団体Xは、Y市庁舎前広場(以下「本件広場」という)で「憲法施行70周年集会」を開催すべく、6条1項所定の許可を申請した。これに対し、市長は本件規定に該当し庁舎等の管理上の支障があるとして不許可処分を行った。そこで、Xらは国賠法1条1項に基づき損害賠償を求めたところ、1審2審ともに請求を棄却されたため、上告した。
【判旨】
〈上告棄却〉(i) 本件規定は、庁舎等での禁止行為につき概括的に「管理上支障がある行為」と規定する本規則5条14号の内容を具体的に定める趣旨の規定であり、本件規定は特定の政策等に賛成又は反対する目的での示威行為を禁止することから、管理上の支障とは、「外見上の政治的中立性が損なわれ公務の円滑な遂行」(1条参照)を確保することの支障と解される。

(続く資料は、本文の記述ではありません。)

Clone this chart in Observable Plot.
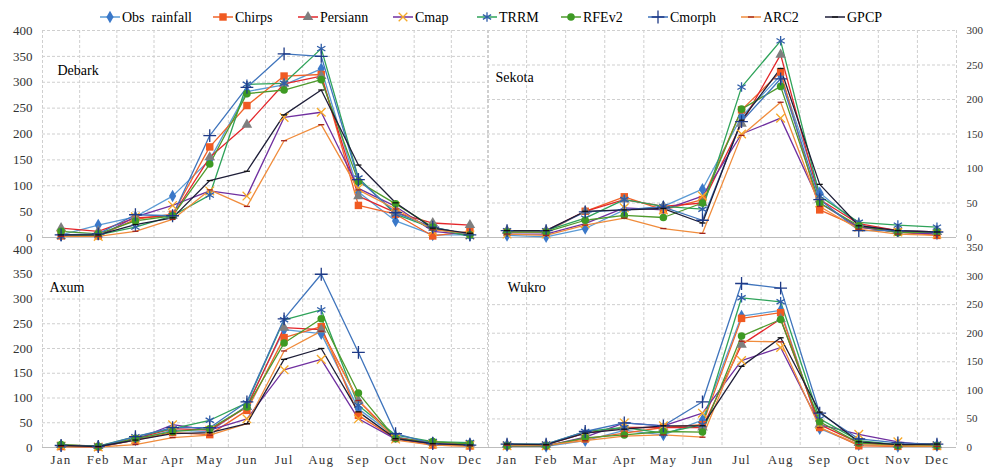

(ii) 憲法21条1項の集会の自由は、「民主主義社会における重要な基本的人権の一つとして特に尊重されなければならない」が、「必要かつ合理的な制限を受ける」。上記制限かどうかは、「制限が必要とされる程度と、制限される自由の内容及び性質、これに加えられる具体的制限の態様及び程度等を較量して決めるのが相当である」(最大判平成4・7・1〔成田新法判決〕等参照)。

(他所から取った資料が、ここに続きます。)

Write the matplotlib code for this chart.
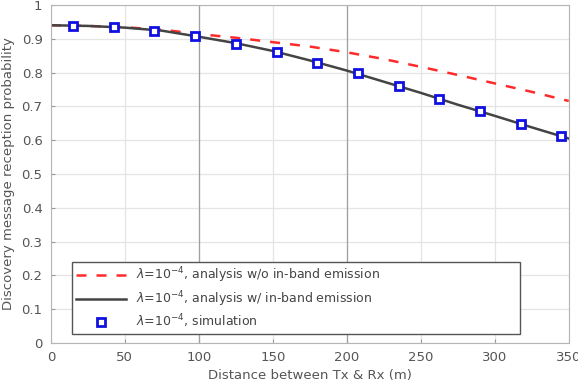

(iii)  ①普通地方公共団体の庁舎(その建物の敷地を含む)は「主に公務の用に供するための施設」で、「主に一般公衆の共同使用に供するための施設である道路や公園等」とは異なる。②庁舎の上記性格を踏まえ較量すると、「公務の中核を担う庁舎等」で政治的対立のある論点につき集会等が開催され上記示威行為が行われると、Y市長が庁舎等を上記示威行為のための利用に供したという「外形的な状況を通じて」、あたかもY市が「特定の立場の者を利しているかのような外観が生じ、これにより外見上の政治的中立性に疑義が生じて行政に対する住民の信頼が損なわれ、ひいては公務の円滑な遂行」の確保に支障が生じうる。上記支障の防止を図る本規定の目的は、合理的で正当である。③上記支障は庁舎等で上記示威行為が行われるという(外形的な)状況それ自体により生じうる以上、何らかの条件の付加やY市による事後的な弁明等の手段により上記支障を防止することは、性質上困難である。他方で、他の場所、特に集会等の用に供する公の施設等の利用は可能であるから、本件規定による集会の自由に対する「制限の程度は限定的である」。

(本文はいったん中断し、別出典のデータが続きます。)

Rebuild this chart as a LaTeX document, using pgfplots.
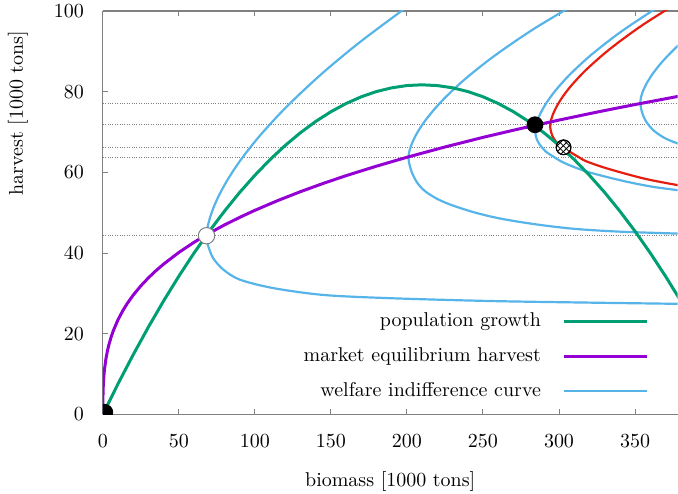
\documentclass[border=0pt]{standalone}
\usepackage{pgfplots}
\pgfplotsset{compat=1.18}
\usetikzlibrary{patterns}
\definecolor{cgreen}{HTML}{009E73}
\definecolor{cpurple}{HTML}{9400D3}
\definecolor{cblue}{HTML}{56B4E9}
\definecolor{cred}{HTML}{E51E10}
\begin{document}
\begin{tikzpicture}
\begin{axis}[name=ax, scale only axis, width=287.8pt, height=202pt,
 xmin=0, xmax=378, ymin=0, ymax=100,
 axis x line=box, axis y line=left,
 axis line style={-, draw=gray, line width=0.6pt},
 tick align=inside, major tick length=2.5pt, tick style={gray, line width=0.5pt},
 xtick={0,50,...,350}, ytick={0,20,...,100},
 xticklabel style={yshift=-6.5pt}, yticklabel style={xshift=-6pt},
 xlabel={biomass [1000 tons]}, ylabel={harvest [1000 tons]},
 every axis x label/.style={at={(axis description cs:0.5,0)}, anchor=center, yshift=-33.5pt},
 every axis y label/.style={at={(axis description cs:0,0.747)}, anchor=center, xshift=-42.5pt, rotate=90},
 clip marker paths=true,
 legend plot pos=right, legend cell align=right,
 legend style={draw=none, fill=none, inner sep=0pt, outer sep=0pt, at={(axis cs:359,14.4)}, anchor=east, row sep=8.5pt, column sep=11pt, nodes={inner sep=0pt, text height=7pt, text depth=2pt}},
 legend image code/.code={\draw[#1] (0pt,0pt) -- (41.5pt,0pt);},
]
% dotted reference lines
\addplot[forget plot, gray, line width=0.45pt, dash pattern=on 0.5pt off 0.7pt] coordinates {(0,77.2) (380,77.2)};
\addplot[forget plot, gray, line width=0.45pt, dash pattern=on 0.5pt off 0.7pt] coordinates {(0,71.8) (380,71.8)};
\addplot[forget plot, gray, line width=0.45pt, dash pattern=on 0.5pt off 0.7pt] coordinates {(0,66.2) (380,66.2)};
\addplot[forget plot, gray, line width=0.45pt, dash pattern=on 0.5pt off 0.7pt] coordinates {(0,63.8) (380,63.8)};
\addplot[forget plot, gray, line width=0.45pt, dash pattern=on 0.5pt off 0.7pt] coordinates {(0,44.3) (380,44.3)};
% welfare indifference curves
\addplot[forget plot, cblue, line width=1.1pt, smooth] coordinates {(201.09,101.3) (169.12,92.3) (143.55,84.3) (120.94,76.3) (103.74,69.3) (91.09,63.3) (82.25,58.3) (76.40,54.3) (72.83,51.3) (70.49,48.8) (69.09,46.8) (68.41,45.3) (68.2,44.3) (68.4,43.3) (69.3,41.7) (72.6,38.7) (79.2,35.9) (90.1,33.4) (112.2,31.3) (145.3,29.6) (189.3,28.8) (255.3,28.1) (321.3,27.7) (380,27.4)};
\addplot[forget plot, cblue, line width=1.1pt, smooth] coordinates {(320.25,103.8) (284.46,95.8) (257.24,88.8) (237.22,82.8) (223.23,77.8) (213.98,73.8) (208.33,70.8) (204.62,68.3) (202.41,66.3) (201.33,64.8) (201,63.8) (201.3,62.6) (202.3,61.0) (203.9,59.4) (207,57.3) (212,55.3) (220,53.4) (230,51.8) (245,50.0) (262,48.5) (285,47.1) (310,46.0) (340,45.3) (380,44.8)};
\addplot[forget plot, cblue, line width=1.1pt, smooth] coordinates {(370.57,102.3) (342.43,95.3) (321.74,89.3) (307.28,84.3) (297.72,80.3) (291.88,77.3) (288.04,74.8) (285.76,72.8) (284.64,71.3) (284.3,70.3) (284.7,69.2) (285.5,68.1) (287.5,66.8) (291.5,65.1) (296.3,63.9) (302,62.6) (310,61.3) (319,60.1) (332,58.8) (345.5,57.6) (362,56.4) (380,55.5)};
\addplot[forget plot, cblue, line width=1.1pt, smooth] coordinates {(394.27,96.5) (378.53,91.5) (368.11,87.5) (361.75,84.5) (357.57,82.0) (355.09,80.0) (353.87,78.5) (353.5,77.5) (353.9,76.0) (355.2,74.2) (357.8,72.3) (362.5,70.3) (370,68.4) (380,66.9) (390,65.7)};
\addplot[forget plot, cred, line width=1.1pt, smooth] coordinates {(384.82,103.6) (355.27,96.6) (333.53,90.6) (318.34,85.6) (308.29,81.6) (302.16,78.6) (298.13,76.1) (295.73,74.1) (294.55,72.6) (294.2,71.6) (294.5,70.5) (295.8,68.9) (298.5,67.4) (303,66.2) (308,64.9) (312.4,63.9) (318.2,62.7) (332.2,60.9) (356.6,58.4) (380,56.7)};
% population growth
\addplot[cgreen, line width=1.5pt] coordinates {(0,0) (10,7.60) (20,14.82) (30,21.68) (40,28.16) (50,34.27) (60,40.02) (70,45.39) (80,50.39) (90,55.03) (100,59.28) (110,63.18) (120,66.69) (130,69.84) (140,72.62) (150,75.03) (160,77.07) (170,78.74) (180,80.04) (190,80.95) (200,81.52) (210,81.70) (220,81.51) (230,80.96) (240,80.03) (250,78.74) (260,77.07) (270,75.04) (280,72.63) (290,69.84) (300,66.70) (310,63.18) (320,59.28) (330,55.03) (340,50.39) (350,45.40) (360,40.02) (370,34.28) (380,28.17)};
\addlegendentry{population growth}
% market equilibrium harvest
\addplot[cpurple, line width=1.5pt] coordinates {(0,0) (0.05,4.01) (0.2,6.38) (0.5,8.65) (1,10.90) (2,13.73) (3,15.72) (4,17.30) (5.5,19.24) (7,20.85) (10,23.48) (13,25.63) (16,27.47) (20,29.59) (25,31.87) (30,33.86) (35,35.65) (40,37.27) (50,40.15) (60,42.67) (70,44.92) (80,46.97) (90,48.84) (100,50.59) (115,53.00) (130,55.22) (145,57.27) (160,59.18) (180,61.54) (200,63.74) (225,66.29) (250,68.67) (275,70.88) (300,72.96) (325,74.94) (350,76.81) (380,78.95)};
\addlegendentry{market equilibrium harvest}
\addlegendimage{cblue, line width=1.1pt}
\addlegendentry{welfare indifference curve}
% points
\addplot[forget plot, only marks, mark=*, mark size=4pt, mark options={draw=black, fill=black}] coordinates {(1.3,0.5) (284.2,71.8)};
\addplot[forget plot, only marks, mark=*, mark size=4.1pt, mark options={draw=gray, fill=white, line width=0.5pt}] coordinates {(68.2,44.3)};
\addplot[forget plot, only marks, mark=*, mark size=3.7pt, mark options={draw=black, fill=white, line width=0.5pt}] coordinates {(303,66.2)};
\addplot[forget plot, only marks, mark=*, mark size=3.7pt, mark options={draw=black, pattern=crosshatch, pattern color=black, line width=0.5pt}] coordinates {(303,66.2)};
\end{axis}
\pgfresetboundingbox
\useasboundingbox ([shift={(-51.5pt,-39.5pt)}]ax.south west) rectangle ([shift={(0.2pt,5.5pt)}]ax.north east);
\end{tikzpicture}
\end{document}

(iv) 本件規定の適用につき、(iii)と別異に解すべき理由もない。本件広場での集会開催等の利用実態は、Y市長が「庁舎管理権の行使として、庁舎等の維持管理に支障がない範囲で住民等の利用を禁止していない」ことの「結果」であり、庁舎等の一部である本件広場の性格それ自体は変容しない。以上は、皇居前広場判決(最大判昭和28・12・23)、前掲成田新法判決の趣旨に徴して明らかである。

【解説】
1 本判決の多数意見は、本件広場が公用物であり本規定が適用されるとの理解を前提に、本件規定の解釈として、上記示威行為による管理上の支障につき、猿払判決(最大判昭和49・11・6)を想起させる「外見上の政治的中立性」の侵害による公務の円滑な遂行への支障と解する。その上で、本件規定の合憲性判断枠組みとして、集会の自由に関する成田新法判決が採用した単純な総合較量を採用し、公共物とは異なる自治体の庁舎等の性格をふまえ較量を行うとする。そして、庁舎等で上記示威行為が行われると、市長が場所を提供したという外形的な状況を通じて外見上の政治的中立性が害され、行政に対する住民の信頼が損なわれて公務の円滑な遂行に支障が生じるとして、その支障を生じさせないという目的は合理的で正当であり、また、集会用の公共施設等他の場所での集会が可能であるから制限の程度は限定的であるとして合憲と判断し、適用についても同様であるとした。
2 宇賀克也裁判官の反対意見は、関連規定の改廃経緯に加え、本件広場の構造および利用実態等を検討して、本件広場を公共用物であるとし、本規則の適用はされず、地方自治法244条が適用されるとする。そして、集会目的の使用も目的に沿った使用であるとして、同2項の「正当な理由」の判断につき、泉佐野市民会館判決(最判平成7・3・7)の厳格な判断基準を適用し、物理的支障はなく、祝日で業務に支障も生じず、抗議等のおそれは過去の実例に基づく具体的なものではないとして、本件不許可処分を違法とした。さらに、多数意見のように公共物と解し本規則の適用を前提にしたとしても、パブリック・フォーラム論によれば適用違憲になるとする。
3 宇賀裁判官の指摘のとおり、民主主義において批判は「健全な現象」であって、集会の自由は「情報を受ける市民の自律的判断への信頼を基礎」とし、多様な意見の自由な流通を期待するものであることを、多数意見は理解していない。
さらに、本件広場のように壁や塀がなく道路に接する屋外の広場、まさに「一般公衆が自由に出入りできる」(最判昭和59・12・18伊藤正己裁判官補足意見)開かれた場所での集会は、異なる見解との偶然的遭遇による気づきをもたらし、インターネットの「フィルターバブル」を突き破りうる極めて重要な現代的機能をもつのであり、閉じた市民会館以上に集会の自由に可能な限り配慮する解釈を行うべきである。